[SHORT EXERCISE]:
Copy all lines below exactly as written. Leave pictures out.

[DATA LINES]:
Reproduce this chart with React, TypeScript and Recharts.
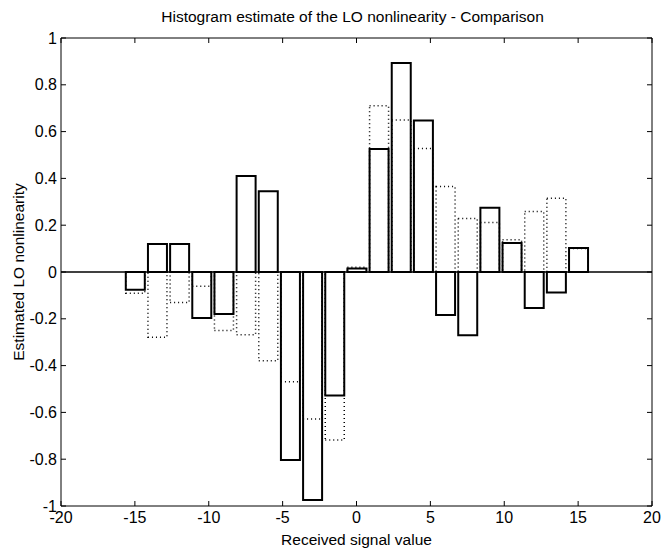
import {
  ComposedChart,
  Bar,
  XAxis,
  YAxis,
  ReferenceLine,
} from "recharts";

// bin centres of the histogram
const bins = [
  -15, -13.5, -12, -10.5, -9, -7.5, -6, -4.5, -3, -1.5, 0, 1.5, 3, 4.5, 6, 7.5,
  9, 10.5, 12, 13.5, 15,
];
// solid bars
const estimate = [
  -0.076, 0.12, 0.12, -0.197, -0.179, 0.41, 0.345, -0.803, -0.974, -0.528,
  0.015, 0.526, 0.893, 0.647, -0.184, -0.27, 0.275, 0.124, -0.154, -0.088,
  0.103,
];
// dotted bars
const comparison = [
  -0.091, -0.279, -0.13, -0.061, -0.25, -0.268, -0.379, -0.469, -0.628, -0.718,
  0.02, 0.711, 0.65, 0.528, 0.365, 0.229, 0.212, 0.138, 0.259, 0.315, 0.1,
];
const xTicks = [-20, -15, -10, -5, 0, 5, 10, 15, 20];
const yTicks = [-1, -0.8, -0.6, -0.4, -0.2, 0, 0.2, 0.4, 0.6, 0.8, 1];

const title = "Histogram estimate of the LO nonlinearity - Comparison";
const xLabel = "Received signal value";
const yLabel = "Estimated LO nonlinearity";

const data = bins.map((x, i) => ({
  x,
  estimate: estimate[i],
  comparison: comparison[i],
}));

const font = "'Liberation Sans', Arial, Helvetica, sans-serif";
const tickStyle = { fill: "#000", fontSize: 16, fontFamily: font };
const labelStyle = { fill: "#000", fontSize: 15.5, fontFamily: font };
const blank = () => "";

export default function App() {
  return (
    <div style={{ position: "absolute", left: 0, top: 0, background: "#fff" }}>
      <ComposedChart
        width={664}
        height={548}
        data={data}
        margin={{ top: 37, right: 11, bottom: 0, left: 0 }}
      >
        <XAxis
          xAxisId="bottom"
          dataKey="x"
          type="number"
          domain={[-20, 20]}
          ticks={xTicks}
          interval={0}
          height={42}
          tickSize={-5}
          tickMargin={11}
          stroke="#000"
          tick={tickStyle}
          label={{
            value: xLabel,
            position: "insideBottom",
            offset: 3,
            ...labelStyle,
          }}
        />
        <XAxis
          xAxisId="top"
          orientation="top"
          dataKey="x"
          type="number"
          domain={[-20, 20]}
          ticks={xTicks}
          interval={0}
          height={1}
          tickSize={-5}
          tickFormatter={blank}
          stroke="#000"
          label={{
            value: title,
            position: "top",
            offset: 15,
            dx: -4,
            ...labelStyle,
          }}
        />
        <YAxis
          yAxisId="left"
          type="number"
          domain={[-1, 1]}
          ticks={yTicks}
          interval={0}
          width={61}
          tickSize={-5}
          tickMargin={9}
          stroke="#000"
          tick={tickStyle}
          label={{
            value: yLabel,
            angle: -90,
            position: "insideLeft",
            offset: 18,
            ...labelStyle,
            style: { textAnchor: "middle" },
          }}
        />
        <YAxis
          yAxisId="right"
          orientation="right"
          type="number"
          domain={[-1, 1]}
          ticks={yTicks}
          interval={0}
          width={1}
          tickSize={-5}
          tickFormatter={blank}
          stroke="#000"
        />
        <ReferenceLine xAxisId="bottom" yAxisId="left" y={0} stroke="#000" strokeWidth={1.5} />
        <Bar
          xAxisId="top"
          yAxisId="right"
          dataKey="comparison"
          barSize={19}
          fill="none"
          stroke="#000"
          strokeWidth={1.5}
          strokeDasharray="1 3"
          isAnimationActive={false}
        />
        <Bar
          xAxisId="bottom"
          yAxisId="left"
          dataKey="estimate"
          barSize={19}
          fill="none"
          stroke="#000"
          strokeWidth={2}
          isAnimationActive={false}
        />
      </ComposedChart>
    </div>
  );
}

[TASK ANSWER]:
Reproduce this chart with React, TypeScript and Recharts.
import {
  ComposedChart,
  Bar,
  XAxis,
  YAxis,
  ReferenceLine,
} from "recharts";

// bin centres of the histogram
const bins = [
  -15, -13.5, -12, -10.5, -9, -7.5, -6, -4.5, -3, -1.5, 0, 1.5, 3, 4.5, 6, 7.5,
  9, 10.5, 12, 13.5, 15,
];
// solid bars
const estimate = [
  -0.076, 0.12, 0.12, -0.197, -0.179, 0.41, 0.345, -0.803, -0.974, -0.528,
  0.015, 0.526, 0.893, 0.647, -0.184, -0.27, 0.275, 0.124, -0.154, -0.088,
  0.103,
];
// dotted bars
const comparison = [
  -0.091, -0.279, -0.13, -0.061, -0.25, -0.268, -0.379, -0.469, -0.628, -0.718,
  0.02, 0.711, 0.65, 0.528, 0.365, 0.229, 0.212, 0.138, 0.259, 0.315, 0.1,
];
const xTicks = [-20, -15, -10, -5, 0, 5, 10, 15, 20];
const yTicks = [-1, -0.8, -0.6, -0.4, -0.2, 0, 0.2, 0.4, 0.6, 0.8, 1];

const title = "Histogram estimate of the LO nonlinearity - Comparison";
const xLabel = "Received signal value";
const yLabel = "Estimated LO nonlinearity";

const data = bins.map((x, i) => ({
  x,
  estimate: estimate[i],
  comparison: comparison[i],
}));

const font = "'Liberation Sans', Arial, Helvetica, sans-serif";
const tickStyle = { fill: "#000", fontSize: 16, fontFamily: font };
const labelStyle = { fill: "#000", fontSize: 15.5, fontFamily: font };
const blank = () => "";

export default function App() {
  return (
    <div style={{ position: "absolute", left: 0, top: 0, background: "#fff" }}>
      <ComposedChart
        width={664}
        height={548}
        data={data}
        margin={{ top: 37, right: 11, bottom: 0, left: 0 }}
      >
        <XAxis
          xAxisId="bottom"
          dataKey="x"
          type="number"
          domain={[-20, 20]}
          ticks={xTicks}
          interval={0}
          height={42}
          tickSize={-5}
          tickMargin={11}
          stroke="#000"
          tick={tickStyle}
          label={{
            value: xLabel,
            position: "insideBottom",
            offset: 3,
            ...labelStyle,
          }}
        />
        <XAxis
          xAxisId="top"
          orientation="top"
          dataKey="x"
          type="number"
          domain={[-20, 20]}
          ticks={xTicks}
          interval={0}
          height={1}
          tickSize={-5}
          tickFormatter={blank}
          stroke="#000"
          label={{
            value: title,
            position: "top",
            offset: 15,
            dx: -4,
            ...labelStyle,
          }}
        />
        <YAxis
          yAxisId="left"
          type="number"
          domain={[-1, 1]}
          ticks={yTicks}
          interval={0}
          width={61}
          tickSize={-5}
          tickMargin={9}
          stroke="#000"
          tick={tickStyle}
          label={{
            value: yLabel,
            angle: -90,
            position: "insideLeft",
            offset: 18,
            ...labelStyle,
            style: { textAnchor: "middle" },
          }}
        />
        <YAxis
          yAxisId="right"
          orientation="right"
          type="number"
          domain={[-1, 1]}
          ticks={yTicks}
          interval={0}
          width={1}
          tickSize={-5}
          tickFormatter={blank}
          stroke="#000"
        />
        <ReferenceLine xAxisId="bottom" yAxisId="left" y={0} stroke="#000" strokeWidth={1.5} />
        <Bar
          xAxisId="top"
          yAxisId="right"
          dataKey="comparison"
          barSize={19}
          fill="none"
          stroke="#000"
          strokeWidth={1.5}
          strokeDasharray="1 3"
          isAnimationActive={false}
        />
        <Bar
          xAxisId="bottom"
          yAxisId="left"
          dataKey="estimate"
          barSize={19}
          fill="none"
          stroke="#000"
          strokeWidth={2}
          isAnimationActive={false}
        />
      </ComposedChart>
    </div>
  );
}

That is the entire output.